Paper detail

Posterior sampling for inverse imaging problems on the sphere in seismology and cosmology

Inverse problems defined on the sphere arise in many fields, including seismology and cosmology where problems are defined on the globe and the cosmic sphere. These are generally high-dimensional and computationally very complex and, as a result, sampling the posterior of spherical inverse problems is a challenging task. In this work, we describe a framework that leverages a proximal Markov chain Monte Carlo (MCMC) algorithm to efficiently sample the high-dimensional space of spherical inverse problems with a sparsity-promoting wavelet prior. We detail the modifications needed for the algorithm to be applied to spherical problems, and give special consideration to the crucial forward modelling step which contains spherical harmonic transforms that are computationally expensive.

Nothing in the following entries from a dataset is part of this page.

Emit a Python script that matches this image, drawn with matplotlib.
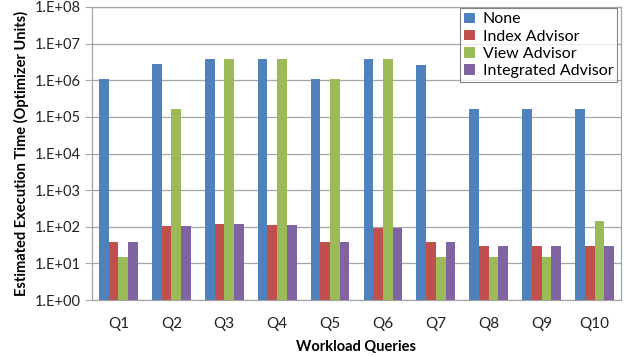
import matplotlib
matplotlib.use("Agg")
import matplotlib.pyplot as plt
import numpy as np

# Excel 2007 default series palette
BLUE = "#4F81BD"
RED = "#C0504D"
GREEN = "#9BBB59"
PURPLE = "#8064A2"
GRID = "#A6A6A6"

queries = ["Q1", "Q2", "Q3", "Q4", "Q5", "Q6", "Q7", "Q8", "Q9", "Q10"]
series_names = ["None", "Index Advisor", "View Advisor", "Integrated Advisor"]

none_cost = [1.05e6, 2.8e6, 3.7e6, 3.7e6, 1.05e6, 3.7e6, 2.6e6, 1.6e5, 1.6e5, 1.6e5]
index_cost = [38, 105, 118, 112, 38, 90, 38, 30, 30, 30]
view_cost = [15, 1.6e5, 3.7e6, 3.7e6, 1.05e6, 3.7e6, 15, 15, 15, 145]
integrated_cost = [38, 105, 118, 112, 38, 90, 38, 30, 30, 30]

ytick_vals = [1e0, 1e1, 1e2, 1e3, 1e4, 1e5, 1e6, 1e7, 1e8]
ytick_labels = ["1.E+00", "1.E+01", "1.E+02", "1.E+03", "1.E+04",
                "1.E+05", "1.E+06", "1.E+07", "1.E+08"]

plt.rcParams["font.family"] = ["Lato", "DejaVu Sans"]

fig = plt.figure(figsize=(6.37, 3.56), dpi=100)
ax = fig.add_axes([92 / 637, 1 - 300 / 356, 529 / 637, 293 / 356])

x = np.arange(len(queries))
w = 0.183
series = [none_cost, index_cost, view_cost, integrated_cost]
colors = [BLUE, RED, GREEN, PURPLE]
for i, (vals, col, name) in enumerate(zip(series, colors, series_names)):
    ax.bar(x + (i - 1.5) * w, vals, width=w, color=col, label=name, zorder=3)

ax.set_yscale("log")
ax.set_ylim(1, 1e8)
ax.set_xlim(-0.5, len(queries) - 0.5)
ax.set_yticks(ytick_vals)
ax.set_yticklabels(ytick_labels, fontsize=10.5, color="#222222")
ax.yaxis.set_minor_locator(matplotlib.ticker.NullLocator())
ax.set_xticks(x)
ax.set_xticklabels(queries, fontsize=11, color="#222222")
ax.tick_params(axis="x", length=0, pad=12)
ax.tick_params(axis="y", length=5, width=0.8, color=GRID, pad=3)

ax.grid(True, axis="y", color=GRID, linewidth=0.9, zorder=0)
ax.set_axisbelow(True)
for spine in ax.spines.values():
    spine.set_color(GRID)
    spine.set_linewidth(0.9)

ax.set_xlabel("Workload Queries", fontsize=10.5, fontweight="bold", labelpad=7)
ax.set_ylabel("Estimated Execution Time (Optimizer Units)", fontsize=10.5,
              fontweight="bold", labelpad=4)

leg = ax.legend(loc="upper right", bbox_to_anchor=(0.993, 0.995), fontsize=11.5,
                frameon=True, fancybox=False, handlelength=0.65, handleheight=0.65,
                handletextpad=0.5, labelspacing=0.2, borderpad=0.25,
                borderaxespad=0)
leg.get_frame().set_edgecolor("#666666")
leg.get_frame().set_linewidth(0.8)

fig.savefig("out.png", dpi=100)
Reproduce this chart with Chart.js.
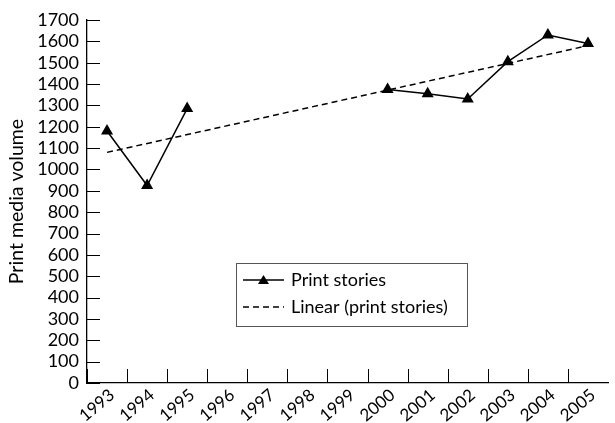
<!DOCTYPE html>
<html>
<head>
<meta charset="utf-8">
<script src="https://cdn.jsdelivr.net/npm/chart.js@4/dist/chart.umd.min.js"></script>
<style>
html, body { margin: 0; padding: 0; background: #fff; }
#wrap { width: 615px; height: 423px; }
</style>
</head>
<body>
<div id="wrap"><canvas id="c"></canvas></div>
<script>
var years = ["1993", "1994", "1995", "1996", "1997", "1998", "1999", "2000", "2001", "2002", "2003", "2004", "2005"];
var printStories = [1180, 925, 1285, null, null, null, null, 1375, 1355, 1330, 1505, 1630, 1590];
var linearTrend = [1080, null, null, null, null, null, null, null, null, null, null, null, 1580];
var yTicks = { min: 0, max: 1700, step: 100 };

var FONT = "Lato, 'DejaVu Sans', sans-serif";

// ticks pointing inward, as in the original
var innerTicks = {
    id: "innerTicks",
    afterDraw: function (chart) {
        var ctx = chart.ctx, x = chart.scales.x, y = chart.scales.y, a = chart.chartArea;
        ctx.save();
        ctx.strokeStyle = "#000"; ctx.lineWidth = 1;
        ctx.beginPath();
        y.ticks.forEach(function (t) {
            var py = Math.round(y.getPixelForValue(t.value)) + 0.5;
            ctx.moveTo(a.left, py); ctx.lineTo(a.left + 13, py);
        });
        for (var i = 0; i < years.length; i++) {
            var px = Math.round(x.getPixelForValue(i - 0.5)) + 0.5;
            ctx.moveTo(px, a.bottom); ctx.lineTo(px, a.bottom - 14);
        }
        ctx.stroke();
        ctx.restore();
    }
};

// legend box inside the plot
var boxLegend = {
    id: "boxLegend",
    afterDraw: function (chart) {
        var ctx = chart.ctx, a = chart.chartArea;
        var lx = a.left + 149, ly = a.top + 243, w = 231, h = 63;
        ctx.save();
        ctx.fillStyle = "#fff";
        ctx.fillRect(lx, ly, w, h);
        ctx.strokeStyle = "#555"; ctx.lineWidth = 1;
        ctx.strokeRect(lx + 0.5, ly + 0.5, w, h);
        ctx.strokeStyle = "#000"; ctx.lineWidth = 1.5;
        ctx.beginPath();
        ctx.moveTo(lx + 7, ly + 17); ctx.lineTo(lx + 48, ly + 17);
        ctx.stroke();
        ctx.fillStyle = "#000";
        ctx.beginPath();
        ctx.moveTo(lx + 27.5, ly + 12); ctx.lineTo(lx + 33, ly + 21); ctx.lineTo(lx + 22, ly + 21);
        ctx.closePath(); ctx.fill();
        ctx.setLineDash([6, 4]);
        ctx.beginPath();
        ctx.moveTo(lx + 7, ly + 44); ctx.lineTo(lx + 48, ly + 44);
        ctx.stroke();
        ctx.setLineDash([]);
        ctx.font = "18px " + FONT;
        ctx.textBaseline = "middle";
        ctx.fillText("Print stories", lx + 55, ly + 17);
        ctx.fillText("Linear (print stories)", lx + 55, ly + 44);
        ctx.restore();
    }
};

new Chart(document.getElementById("c"), {
    type: "line",
    data: {
        labels: years,
        datasets: [
            { label: "Print stories", data: printStories, borderColor: "#000", backgroundColor: "#000", borderWidth: 1.5,
              pointStyle: "triangle", pointRadius: 5.5, pointHoverRadius: 5.5, spanGaps: false, tension: 0 },
            { label: "Linear (print stories)", data: linearTrend, borderColor: "#000", borderWidth: 1.5, borderDash: [6, 4],
              pointRadius: 0, spanGaps: true, tension: 0 }
        ]
    },
    options: {
        responsive: true,
        maintainAspectRatio: false,
        animation: false,
        layout: { padding: { top: 20, right: 0, left: 0, bottom: 0 } },
        plugins: { legend: { display: false }, tooltip: { enabled: false } },
        scales: {
            x: {
                offset: true,
                grid: { display: false, drawTicks: false },
                border: { display: true, color: "#000", width: 1.3 },
                ticks: { color: "#000", font: { family: FONT, size: 17 }, minRotation: 40, maxRotation: 40, padding: 2, labelOffset: 5, autoSkip: false },
                afterFit: function (s) { s.height = 40; }
            },
            y: {
                min: yTicks.min, max: yTicks.max,
                grid: { display: false, drawTicks: false },
                border: { display: true, color: "#000", width: 1.3 },
                ticks: { stepSize: yTicks.step, autoSkip: false, color: "#000", font: { family: FONT, size: 18 }, padding: 8,
                         callback: function (v) { return String(v); } },
                title: { display: true, text: "Print media volume", color: "#000", font: { family: FONT, size: 19.5 }, padding: { top: 5, bottom: 0 } },
                afterFit: function (s) { s.width = 87; }
            }
        }
    },
    plugins: [innerTicks, boxLegend]
});
</script>
</body>
</html>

By sampling the posterior, our framework allows for full and flexible uncertainty quantification, something which is not possible with other methods based on, for example, convex optimisation. We demonstrate our framework in practice on full-sky cosmological mass-mapping and on a common problem in global seismic tomography. We find that our approach is potentially useful at moderate resolutions, such as those of interest in seismology. Our framework is generally limited by resolution requirements, such as those required for astrophysical applications, due to the poor scaling of the complexity of spherical harmonic transforms with resolution. A new Python package, pxmcmc, containing the proximal MCMC sampler, measurement operators, wavelet transforms and sparse priors is made publicly available.